As for me I have learned that tampering with a recipe-being eclectic as the learned among us say-is sure to produce disaster especially when you have invited 24 people to dinner and you only know six of them really well. That means you only know six who will smile and say "This is delicious!" while furtively scraping the excess of the dish into the plastic baggie they have brought along just in case. Still you think it is fun to tamper with things that experts declare is un-tamperable. A little cominos, a snip of achiote, a spoonful of cream of tartar-sounds exotic and the beauty of adding these things is that you're not sure how they'll re-arrange the flavor. So it's a crapshoot as the more free-speakers among us would say. But how dull the world would be if you never took any chances! That's one of the things I've learned by getting lost in the deep woods, by walking across a very small log over a raging river and by jaywalking in a city where all the signs are in Sanskrit. Being brave enough to follow the road less traveled is a learning experience. You never know who you'll meet around the first turn and whether or not you'll be able to make conversation.

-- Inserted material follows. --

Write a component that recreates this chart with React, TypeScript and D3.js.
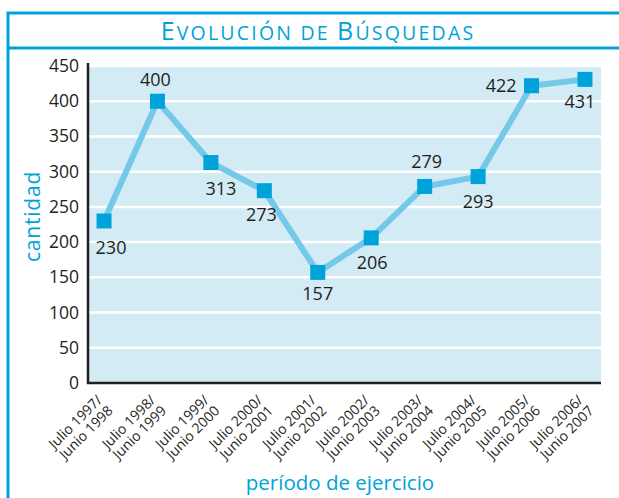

You learn by reading. You learn by watching old movies on TV. You learn by engaging in small talk with sales people. Quickly you can go from asking about whether the fabric of the pants you are holding up will stretch to how the sales person's twin grandchildren are tearing up her house and how if she'd known it she never would have asked her daughter and son in law to move in with her. You are learning things about human nature here. What to avoid. If you had a daughter with twin children you would immediately know not to invite them for the summer.
The best way to learn about things is to dive into a roomful of people, clear your throat and begin to talk in a very firm voice about the economy. Or to declare that the recent Oscar winning movie is a charade, a fraud, a no-brainer. Or finally to begin a discussion on such esoteric subjects as minimalism, Cote D'Ivoire, or peritonitis in a voice filled with eagerness to learn. You are bound to get a rise out of the man in glasses who looks like a senator or something. If you want to learn about lawn grasses you approach the couple wearing overalls. It's that simple. When you see a pair of headlights aimed at you, you quickly learn that you are seeing a car and that it is heading toward you. This could be an important piece of information. Since these are all potential learning experiences, you can pride yourself on the fact that once more you have put yourself in a position to learn something.
Learn. Awesome word, isn't it? And maybe just a little bit scarey?